Question

A​ person's blood pressure is monitored by taking 4 readings daily. The probability distribution of his reading had a mean of 133 and a standard deviation of 5. a. Each observation behaves as a random sample. Find the mean and the standard deviation of the sampling distribution of the sample mean for the four observations each day. b. Suppose that the probability distribution of his blood pressure reading is normal. What is the shape of the sampling​ distribution? c. Refer to​ (b).
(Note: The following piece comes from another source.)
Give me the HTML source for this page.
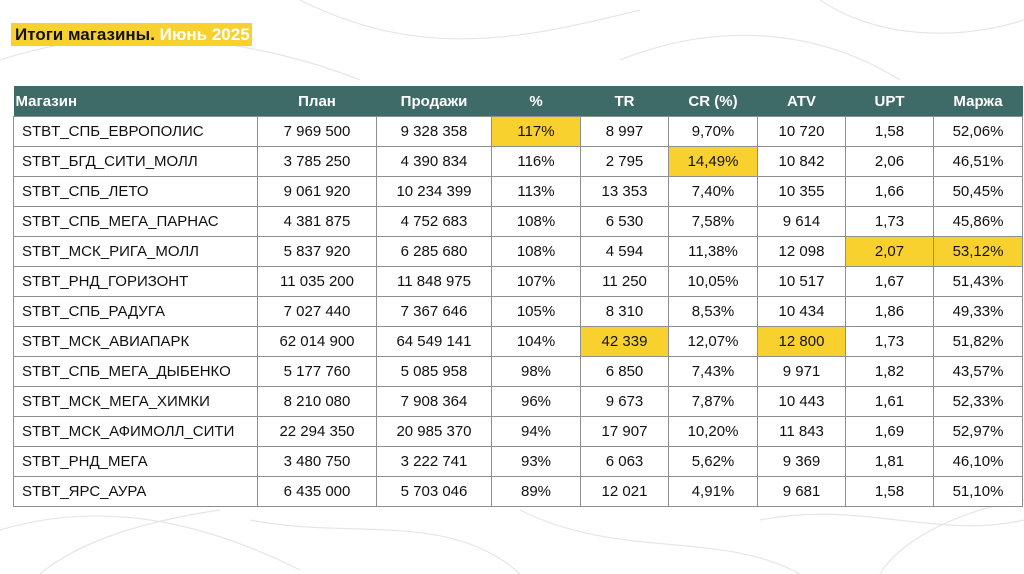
<!DOCTYPE html>
<html>
<head>
<meta charset="utf-8">
<style>
  html,body{margin:0;padding:0;}
  body{width:1024px;height:574px;position:relative;overflow:hidden;background:#fff;font-family:"Liberation Sans",Arial,sans-serif;}
  .bg{position:absolute;left:0;top:0;}
  .title{position:absolute;left:11px;top:23px;height:23px;width:241px;background:#f9d12f;font-weight:bold;font-size:17px;line-height:24px;padding-left:4px;box-sizing:border-box;white-space:nowrap;color:#111;}
  .title span{color:#fff;}
  table{position:absolute;left:13px;top:86px;width:1009px;border-collapse:collapse;table-layout:fixed;font-size:15px;}
  th{background:#3e6b67;color:#fff;font-weight:bold;height:30px;padding:0;text-align:center;border:none;}
  th.l{text-align:left;padding-left:2px;}
  td{height:29px;padding:0;text-align:center;border:1px solid #8e8e8e;color:#111;background:rgba(255,255,255,0.85);}
  td.l{text-align:left;padding-left:8px;}
  td.y{background:#f9d12f;}
</style>
</head>
<body>
<svg class="bg" width="1024" height="574" viewBox="0 0 1024 574">
  <g fill="none" stroke="#e6e6e6" stroke-width="1.2">
    <path d="M0 60 C120 20 260 40 360 80"/>
    <path d="M300 0 C420 60 520 40 640 10"/>
    <path d="M620 60 C720 20 820 30 900 80"/>
    <path d="M820 0 C880 40 960 40 1024 20"/>
    <path d="M0 530 C100 500 200 520 300 570"/>
    <path d="M250 520 C350 540 450 510 520 574"/>
    <path d="M520 510 C620 560 720 530 800 574"/>
    <path d="M760 520 C860 500 940 540 1024 520"/>
    <path d="M40 574 C80 540 150 520 220 510"/>
    <path d="M880 574 C900 540 960 510 1024 500"/>
  </g>
</svg>
<div class="title">Итоги магазины. <span>Июнь 2025</span></div>
<table>
  <colgroup>
    <col style="width:244px"><col style="width:119px"><col style="width:115px"><col style="width:89px"><col style="width:88px"><col style="width:89px"><col style="width:88px"><col style="width:88px"><col style="width:89px">
  </colgroup>
  <tr><th class="l">Магазин</th><th>План</th><th>Продажи</th><th>%</th><th>TR</th><th>CR (%)</th><th>ATV</th><th>UPT</th><th>Маржа</th></tr>
  <tr><td class="l">STBT_СПБ_ЕВРОПОЛИС</td><td>7 969 500</td><td>9 328 358</td><td class="y">117%</td><td>8 997</td><td>9,70%</td><td>10 720</td><td>1,58</td><td>52,06%</td></tr>
  <tr><td class="l">STBT_БГД_СИТИ_МОЛЛ</td><td>3 785 250</td><td>4 390 834</td><td>116%</td><td>2 795</td><td class="y">14,49%</td><td>10 842</td><td>2,06</td><td>46,51%</td></tr>
  <tr><td class="l">STBT_СПБ_ЛЕТО</td><td>9 061 920</td><td>10 234 399</td><td>113%</td><td>13 353</td><td>7,40%</td><td>10 355</td><td>1,66</td><td>50,45%</td></tr>
  <tr><td class="l">STBT_СПБ_МЕГА_ПАРНАС</td><td>4 381 875</td><td>4 752 683</td><td>108%</td><td>6 530</td><td>7,58%</td><td>9 614</td><td>1,73</td><td>45,86%</td></tr>
  <tr><td class="l">STBT_МСК_РИГА_МОЛЛ</td><td>5 837 920</td><td>6 285 680</td><td>108%</td><td>4 594</td><td>11,38%</td><td>12 098</td><td class="y">2,07</td><td class="y">53,12%</td></tr>
  <tr><td class="l">STBT_РНД_ГОРИЗОНТ</td><td>11 035 200</td><td>11 848 975</td><td>107%</td><td>11 250</td><td>10,05%</td><td>10 517</td><td>1,67</td><td>51,43%</td></tr>
  <tr><td class="l">STBT_СПБ_РАДУГА</td><td>7 027 440</td><td>7 367 646</td><td>105%</td><td>8 310</td><td>8,53%</td><td>10 434</td><td>1,86</td><td>49,33%</td></tr>
  <tr><td class="l">STBT_МСК_АВИАПАРК</td><td>62 014 900</td><td>64 549 141</td><td>104%</td><td class="y">42 339</td><td>12,07%</td><td class="y">12 800</td><td>1,73</td><td>51,82%</td></tr>
  <tr><td class="l">STBT_СПБ_МЕГА_ДЫБЕНКО</td><td>5 177 760</td><td>5 085 958</td><td>98%</td><td>6 850</td><td>7,43%</td><td>9 971</td><td>1,82</td><td>43,57%</td></tr>
  <tr><td class="l">STBT_МСК_МЕГА_ХИМКИ</td><td>8 210 080</td><td>7 908 364</td><td>96%</td><td>9 673</td><td>7,87%</td><td>10 443</td><td>1,61</td><td>52,33%</td></tr>
  <tr><td class="l">STBT_МСК_АФИМОЛЛ_СИТИ</td><td>22 294 350</td><td>20 985 370</td><td>94%</td><td>17 907</td><td>10,20%</td><td>11 843</td><td>1,69</td><td>52,97%</td></tr>
  <tr><td class="l">STBT_РНД_МЕГА</td><td>3 480 750</td><td>3 222 741</td><td>93%</td><td>6 063</td><td>5,62%</td><td>9 369</td><td>1,81</td><td>46,10%</td></tr>
  <tr><td class="l">STBT_ЯРС_АУРА</td><td>6 435 000</td><td>5 703 046</td><td>89%</td><td>12 021</td><td>4,91%</td><td>9 681</td><td>1,58</td><td>51,10%</td></tr>
</table>
</body>
</html>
Find the probability that the sample mean exceeds 140.

Answer 1

a) Mean = 133, Standard deviation = 2.5

b) Normal distribution

c) 0.0026

Explanation:

We are given the following in the question:

Sample size, n = 4

Mean = 133

Standard deviation = 5

a) Mean and the standard deviation of the sampling distribution of the sample mean for the four observations each day.

The sampling distribution has a mean equal to the population mean

`\bar{x} = \mu = 133`

The standard deviation of the sampling distribution is given by:

`\sigma_s = (\sigma)/(√(n)) = (5)/(√(4)) = 2.5`

b) Shape of the sampling​ distribution

Central limit theorem:

When a large sample is drawn from a normal distribution, then the distribution of sample means approaches a normal distribution.

Since the distribution is normal, the sampling distribution of the sample mean will be bell shaped and follow a normal distribution.

c) P(sample mean exceeds 140)

`P( x > 140) = P( z > \displaystyle(140 - 133)/(2.5)) = P(z > 2.8)`

`= 1 - P(z \leq 2.8)`

Calculation the value from standard normal z table, we have,

`P(x > 140) = 1 - 0.9974 = 0.0026`

0.0026 is the probability that the sample mean exceeds 140.